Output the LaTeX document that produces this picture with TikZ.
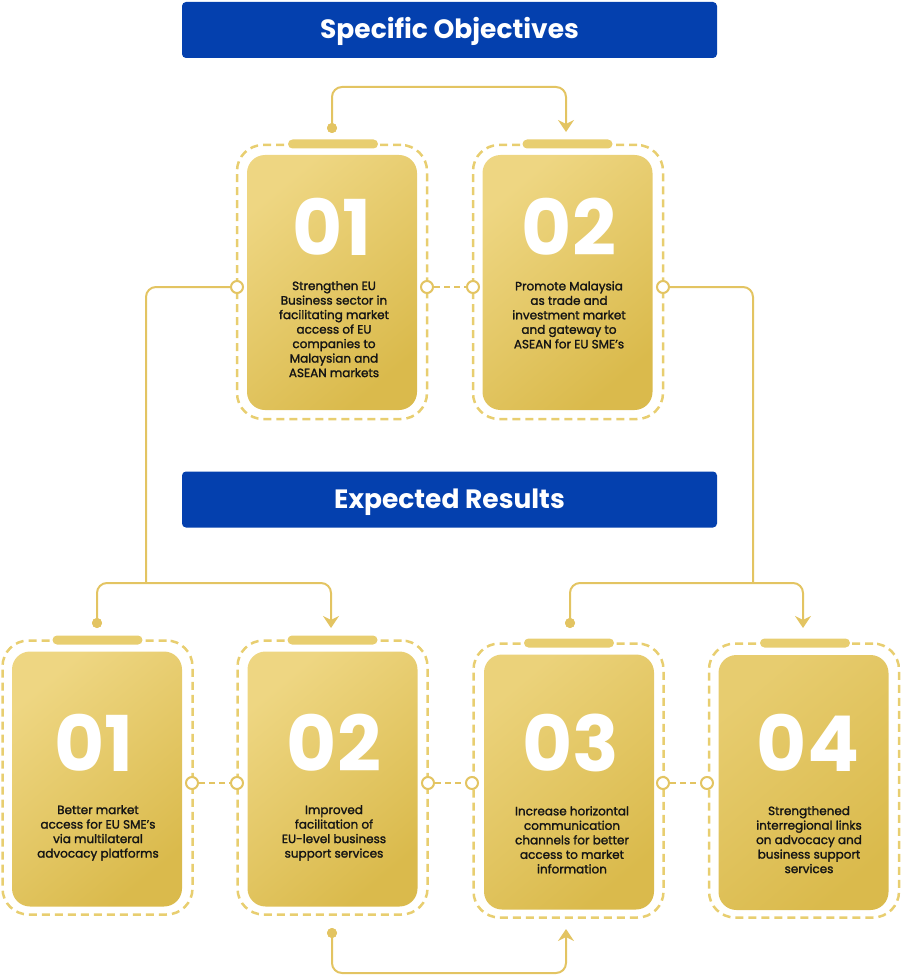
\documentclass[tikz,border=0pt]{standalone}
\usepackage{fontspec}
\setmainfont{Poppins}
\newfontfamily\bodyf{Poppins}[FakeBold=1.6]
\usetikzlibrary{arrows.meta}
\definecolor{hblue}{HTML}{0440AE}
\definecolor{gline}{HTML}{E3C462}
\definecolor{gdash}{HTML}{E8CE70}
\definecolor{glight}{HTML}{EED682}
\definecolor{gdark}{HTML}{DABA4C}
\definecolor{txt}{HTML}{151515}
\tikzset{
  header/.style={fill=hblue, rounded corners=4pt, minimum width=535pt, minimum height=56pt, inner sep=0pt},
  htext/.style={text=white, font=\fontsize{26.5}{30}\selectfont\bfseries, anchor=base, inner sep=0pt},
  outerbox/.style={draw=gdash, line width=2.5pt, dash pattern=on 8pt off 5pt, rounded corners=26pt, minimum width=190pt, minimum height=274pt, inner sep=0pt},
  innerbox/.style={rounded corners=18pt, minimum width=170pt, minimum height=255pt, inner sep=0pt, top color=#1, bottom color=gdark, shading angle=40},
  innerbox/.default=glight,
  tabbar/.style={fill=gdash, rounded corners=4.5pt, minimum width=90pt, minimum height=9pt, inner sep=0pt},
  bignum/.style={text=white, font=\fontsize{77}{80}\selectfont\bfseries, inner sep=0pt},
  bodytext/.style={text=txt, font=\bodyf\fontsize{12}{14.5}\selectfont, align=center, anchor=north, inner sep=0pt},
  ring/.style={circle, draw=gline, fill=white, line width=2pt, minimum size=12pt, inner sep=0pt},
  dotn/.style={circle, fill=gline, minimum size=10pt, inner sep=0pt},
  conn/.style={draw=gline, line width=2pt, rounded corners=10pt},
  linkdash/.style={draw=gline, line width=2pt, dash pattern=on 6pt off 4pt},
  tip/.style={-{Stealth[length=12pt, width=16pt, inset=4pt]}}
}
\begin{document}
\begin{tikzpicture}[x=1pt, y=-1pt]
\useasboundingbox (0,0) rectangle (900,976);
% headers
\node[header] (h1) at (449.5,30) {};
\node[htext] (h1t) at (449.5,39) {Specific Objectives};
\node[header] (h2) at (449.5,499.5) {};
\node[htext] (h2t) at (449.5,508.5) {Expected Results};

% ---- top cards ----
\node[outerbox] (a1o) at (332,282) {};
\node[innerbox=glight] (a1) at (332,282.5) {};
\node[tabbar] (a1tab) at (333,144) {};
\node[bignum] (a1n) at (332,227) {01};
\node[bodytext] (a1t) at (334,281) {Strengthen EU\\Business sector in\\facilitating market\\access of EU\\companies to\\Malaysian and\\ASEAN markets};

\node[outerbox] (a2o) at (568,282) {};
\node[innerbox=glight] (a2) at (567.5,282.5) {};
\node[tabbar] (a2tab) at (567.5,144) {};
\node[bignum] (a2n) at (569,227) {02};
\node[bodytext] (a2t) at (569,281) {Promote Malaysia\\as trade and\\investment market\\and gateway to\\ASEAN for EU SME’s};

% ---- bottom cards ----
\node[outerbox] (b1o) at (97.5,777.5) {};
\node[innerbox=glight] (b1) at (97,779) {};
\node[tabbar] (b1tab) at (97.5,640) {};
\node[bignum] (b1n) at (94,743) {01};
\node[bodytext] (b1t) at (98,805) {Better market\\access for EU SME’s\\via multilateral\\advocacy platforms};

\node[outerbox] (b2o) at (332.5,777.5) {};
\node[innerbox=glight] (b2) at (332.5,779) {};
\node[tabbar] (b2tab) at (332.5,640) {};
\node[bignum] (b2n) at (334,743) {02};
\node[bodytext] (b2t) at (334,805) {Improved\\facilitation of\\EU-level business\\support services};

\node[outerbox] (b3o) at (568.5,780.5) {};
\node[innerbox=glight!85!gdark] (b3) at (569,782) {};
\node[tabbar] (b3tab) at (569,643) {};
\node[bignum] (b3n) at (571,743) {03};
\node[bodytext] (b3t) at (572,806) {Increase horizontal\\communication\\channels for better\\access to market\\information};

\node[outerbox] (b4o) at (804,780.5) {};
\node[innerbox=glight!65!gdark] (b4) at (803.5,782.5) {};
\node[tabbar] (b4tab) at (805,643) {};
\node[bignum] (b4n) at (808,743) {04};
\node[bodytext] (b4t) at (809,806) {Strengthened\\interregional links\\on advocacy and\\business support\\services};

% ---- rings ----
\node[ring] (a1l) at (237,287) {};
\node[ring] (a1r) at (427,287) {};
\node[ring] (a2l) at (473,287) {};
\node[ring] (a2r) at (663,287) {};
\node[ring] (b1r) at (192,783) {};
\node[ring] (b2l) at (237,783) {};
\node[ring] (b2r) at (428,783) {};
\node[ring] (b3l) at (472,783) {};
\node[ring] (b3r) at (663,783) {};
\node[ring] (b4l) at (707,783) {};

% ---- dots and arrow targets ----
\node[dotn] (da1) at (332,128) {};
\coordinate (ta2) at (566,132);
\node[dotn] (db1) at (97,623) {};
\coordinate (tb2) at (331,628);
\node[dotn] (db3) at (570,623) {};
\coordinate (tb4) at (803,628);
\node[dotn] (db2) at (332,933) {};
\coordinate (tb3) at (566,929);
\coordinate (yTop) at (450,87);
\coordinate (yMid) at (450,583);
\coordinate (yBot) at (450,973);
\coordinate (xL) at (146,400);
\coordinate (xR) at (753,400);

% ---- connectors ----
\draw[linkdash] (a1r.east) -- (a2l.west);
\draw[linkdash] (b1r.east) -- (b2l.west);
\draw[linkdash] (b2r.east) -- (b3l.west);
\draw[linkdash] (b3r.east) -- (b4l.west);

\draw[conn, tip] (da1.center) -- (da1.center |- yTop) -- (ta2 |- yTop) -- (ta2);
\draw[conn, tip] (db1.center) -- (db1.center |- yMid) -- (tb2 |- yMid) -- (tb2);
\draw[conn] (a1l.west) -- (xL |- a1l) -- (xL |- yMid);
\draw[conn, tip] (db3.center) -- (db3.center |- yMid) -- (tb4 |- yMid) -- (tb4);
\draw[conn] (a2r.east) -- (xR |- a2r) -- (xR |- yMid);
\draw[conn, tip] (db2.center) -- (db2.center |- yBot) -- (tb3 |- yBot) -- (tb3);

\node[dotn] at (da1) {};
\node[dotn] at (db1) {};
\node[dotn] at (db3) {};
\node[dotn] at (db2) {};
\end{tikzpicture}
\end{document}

**SET TASK:** Your task is to reproduce all of the material exactly. The pictures stay out.

**CORRECT RESULT:**
Output the LaTeX document that produces this picture with TikZ.
\documentclass[tikz,border=0pt]{standalone}
\usepackage{fontspec}
\setmainfont{Poppins}
\newfontfamily\bodyf{Poppins}[FakeBold=1.6]
\usetikzlibrary{arrows.meta}
\definecolor{hblue}{HTML}{0440AE}
\definecolor{gline}{HTML}{E3C462}
\definecolor{gdash}{HTML}{E8CE70}
\definecolor{glight}{HTML}{EED682}
\definecolor{gdark}{HTML}{DABA4C}
\definecolor{txt}{HTML}{151515}
\tikzset{
  header/.style={fill=hblue, rounded corners=4pt, minimum width=535pt, minimum height=56pt, inner sep=0pt},
  htext/.style={text=white, font=\fontsize{26.5}{30}\selectfont\bfseries, anchor=base, inner sep=0pt},
  outerbox/.style={draw=gdash, line width=2.5pt, dash pattern=on 8pt off 5pt, rounded corners=26pt, minimum width=190pt, minimum height=274pt, inner sep=0pt},
  innerbox/.style={rounded corners=18pt, minimum width=170pt, minimum height=255pt, inner sep=0pt, top color=#1, bottom color=gdark, shading angle=40},
  innerbox/.default=glight,
  tabbar/.style={fill=gdash, rounded corners=4.5pt, minimum width=90pt, minimum height=9pt, inner sep=0pt},
  bignum/.style={text=white, font=\fontsize{77}{80}\selectfont\bfseries, inner sep=0pt},
  bodytext/.style={text=txt, font=\bodyf\fontsize{12}{14.5}\selectfont, align=center, anchor=north, inner sep=0pt},
  ring/.style={circle, draw=gline, fill=white, line width=2pt, minimum size=12pt, inner sep=0pt},
  dotn/.style={circle, fill=gline, minimum size=10pt, inner sep=0pt},
  conn/.style={draw=gline, line width=2pt, rounded corners=10pt},
  linkdash/.style={draw=gline, line width=2pt, dash pattern=on 6pt off 4pt},
  tip/.style={-{Stealth[length=12pt, width=16pt, inset=4pt]}}
}
\begin{document}
\begin{tikzpicture}[x=1pt, y=-1pt]
\useasboundingbox (0,0) rectangle (900,976);
% headers
\node[header] (h1) at (449.5,30) {};
\node[htext] (h1t) at (449.5,39) {Specific Objectives};
\node[header] (h2) at (449.5,499.5) {};
\node[htext] (h2t) at (449.5,508.5) {Expected Results};

% ---- top cards ----
\node[outerbox] (a1o) at (332,282) {};
\node[innerbox=glight] (a1) at (332,282.5) {};
\node[tabbar] (a1tab) at (333,144) {};
\node[bignum] (a1n) at (332,227) {01};
\node[bodytext] (a1t) at (334,281) {Strengthen EU\\Business sector in\\facilitating market\\access of EU\\companies to\\Malaysian and\\ASEAN markets};

\node[outerbox] (a2o) at (568,282) {};
\node[innerbox=glight] (a2) at (567.5,282.5) {};
\node[tabbar] (a2tab) at (567.5,144) {};
\node[bignum] (a2n) at (569,227) {02};
\node[bodytext] (a2t) at (569,281) {Promote Malaysia\\as trade and\\investment market\\and gateway to\\ASEAN for EU SME’s};

% ---- bottom cards ----
\node[outerbox] (b1o) at (97.5,777.5) {};
\node[innerbox=glight] (b1) at (97,779) {};
\node[tabbar] (b1tab) at (97.5,640) {};
\node[bignum] (b1n) at (94,743) {01};
\node[bodytext] (b1t) at (98,805) {Better market\\access for EU SME’s\\via multilateral\\advocacy platforms};

\node[outerbox] (b2o) at (332.5,777.5) {};
\node[innerbox=glight] (b2) at (332.5,779) {};
\node[tabbar] (b2tab) at (332.5,640) {};
\node[bignum] (b2n) at (334,743) {02};
\node[bodytext] (b2t) at (334,805) {Improved\\facilitation of\\EU-level business\\support services};

\node[outerbox] (b3o) at (568.5,780.5) {};
\node[innerbox=glight!85!gdark] (b3) at (569,782) {};
\node[tabbar] (b3tab) at (569,643) {};
\node[bignum] (b3n) at (571,743) {03};
\node[bodytext] (b3t) at (572,806) {Increase horizontal\\communication\\channels for better\\access to market\\information};

\node[outerbox] (b4o) at (804,780.5) {};
\node[innerbox=glight!65!gdark] (b4) at (803.5,782.5) {};
\node[tabbar] (b4tab) at (805,643) {};
\node[bignum] (b4n) at (808,743) {04};
\node[bodytext] (b4t) at (809,806) {Strengthened\\interregional links\\on advocacy and\\business support\\services};

% ---- rings ----
\node[ring] (a1l) at (237,287) {};
\node[ring] (a1r) at (427,287) {};
\node[ring] (a2l) at (473,287) {};
\node[ring] (a2r) at (663,287) {};
\node[ring] (b1r) at (192,783) {};
\node[ring] (b2l) at (237,783) {};
\node[ring] (b2r) at (428,783) {};
\node[ring] (b3l) at (472,783) {};
\node[ring] (b3r) at (663,783) {};
\node[ring] (b4l) at (707,783) {};

% ---- dots and arrow targets ----
\node[dotn] (da1) at (332,128) {};
\coordinate (ta2) at (566,132);
\node[dotn] (db1) at (97,623) {};
\coordinate (tb2) at (331,628);
\node[dotn] (db3) at (570,623) {};
\coordinate (tb4) at (803,628);
\node[dotn] (db2) at (332,933) {};
\coordinate (tb3) at (566,929);
\coordinate (yTop) at (450,87);
\coordinate (yMid) at (450,583);
\coordinate (yBot) at (450,973);
\coordinate (xL) at (146,400);
\coordinate (xR) at (753,400);

% ---- connectors ----
\draw[linkdash] (a1r.east) -- (a2l.west);
\draw[linkdash] (b1r.east) -- (b2l.west);
\draw[linkdash] (b2r.east) -- (b3l.west);
\draw[linkdash] (b3r.east) -- (b4l.west);

\draw[conn, tip] (da1.center) -- (da1.center |- yTop) -- (ta2 |- yTop) -- (ta2);
\draw[conn, tip] (db1.center) -- (db1.center |- yMid) -- (tb2 |- yMid) -- (tb2);
\draw[conn] (a1l.west) -- (xL |- a1l) -- (xL |- yMid);
\draw[conn, tip] (db3.center) -- (db3.center |- yMid) -- (tb4 |- yMid) -- (tb4);
\draw[conn] (a2r.east) -- (xR |- a2r) -- (xR |- yMid);
\draw[conn, tip] (db2.center) -- (db2.center |- yBot) -- (tb3 |- yBot) -- (tb3);

\node[dotn] at (da1) {};
\node[dotn] at (db1) {};
\node[dotn] at (db3) {};
\node[dotn] at (db2) {};
\end{tikzpicture}
\end{document}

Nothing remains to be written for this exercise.